Though the differences between America and the Islamic world might loom large, what links them is a desire for the reassurance that certainty provides. "The world is obscure and what is happening is often obscure," Dr. [Robert] Robins [a political scientist] said. "Conspiracy theories make the world seem a lot more rational."

However, were you to read only that, you would miss this gem of a second paragraph:

Whatever the evidence to the contrary, suspicious minds will always believe that the truth about the Kennedy assassination lies buried in government files.

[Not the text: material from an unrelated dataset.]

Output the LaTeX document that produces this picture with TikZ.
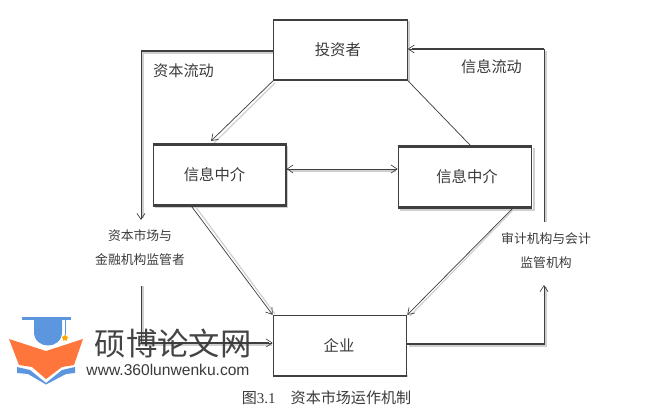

Indeed, in a 1999 poll, three out of four Americans insisted Lee Harvey Oswald did not act alone, and 68 percent said an official cover-up has kept the public in the dark.

Translation: I am know-it-all journalist, I will deftly accuse many of my readers of being "suspicious minds" while allowing them to think they too know What's Really Going On.

Actually, the article's kind of funny: It goes to some effort and quotes a number of sources to argue that there are in fact psychological and sociological reasons why "suspicious" people fall for conspiracy theories — it suggests that, for these reasons, people will be drawn into believe conspiracy theories even when such theories are unsupported by the available evidence (whatever it may be). It's almost as if — oh my — think about it — it's almost as if there's a CONSPIRACY to make us think the conspiracy theories are false!

See, you just can't trust anything you read these days.